These Tofu Puffs with Asian Inspired Vegan Mushroom Sauce are a scrumptious main ideal to both treat and nourish yourself. Easy to make and super tasty, this dish can be served with a spread of other Asian small dishes for a buffet-like meal, or accompanied with noodles or steamed rice for a filling, main course that is also perfect for weekend or mid-week meal prep.
Tofu Puffs with Asian Vegan Mushroom Sauce [Vegan]
For the Sauce:
- 2 cups water
- 3 tablespoons mushroom sauce (vegan oyster sauce)
- 1 tablespoon teriyaki sauce
- 2 tablespoons water
For the Stir Fry:
- 8.8 ounces tofu puffs
- 1 tin mushrooms
- 3.5 ounces green beans
- 1 carrot
- 1 tablespoon sesame oil
- 1-2 garlic cloves (grated)
- 1 teaspoon grated ginger
- 1/2 teaspoon chili flakes
- Salt to taste
- Sauté the garlic, the ginger, and the chili flakes with the sesame oil.
- Add the carrots (sliced), stir fry for 2-4 minutes, then add the green beans (chopped in half), cook for another 3-4 minutes, and last the tinned mushrooms.

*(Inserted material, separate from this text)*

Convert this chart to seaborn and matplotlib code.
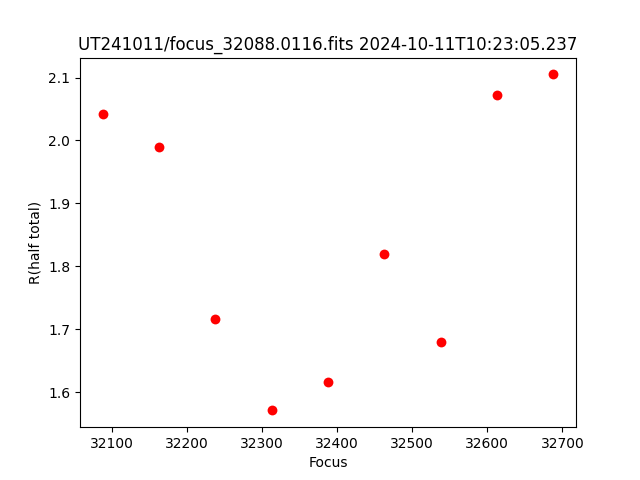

Stir fry for another 5 minutes then transfer to a bowl.
- In a bowl, combine all the ingredients to make the sauce except for the corn starch. Dissolve the corn starch with some water in a separate bowl.
- Add the liquids to the pan, heat it for a couple of minutes then stir in the corn starch mixture. Cook out the sauce until it thickens.
- Add stir-fried veggies to the sauce and finally the tofu puffs.
- Stir well and cook for a couple of minutes.
- Serve straight away over some noodles or rice, topped with freshly chopped spring onions and chili.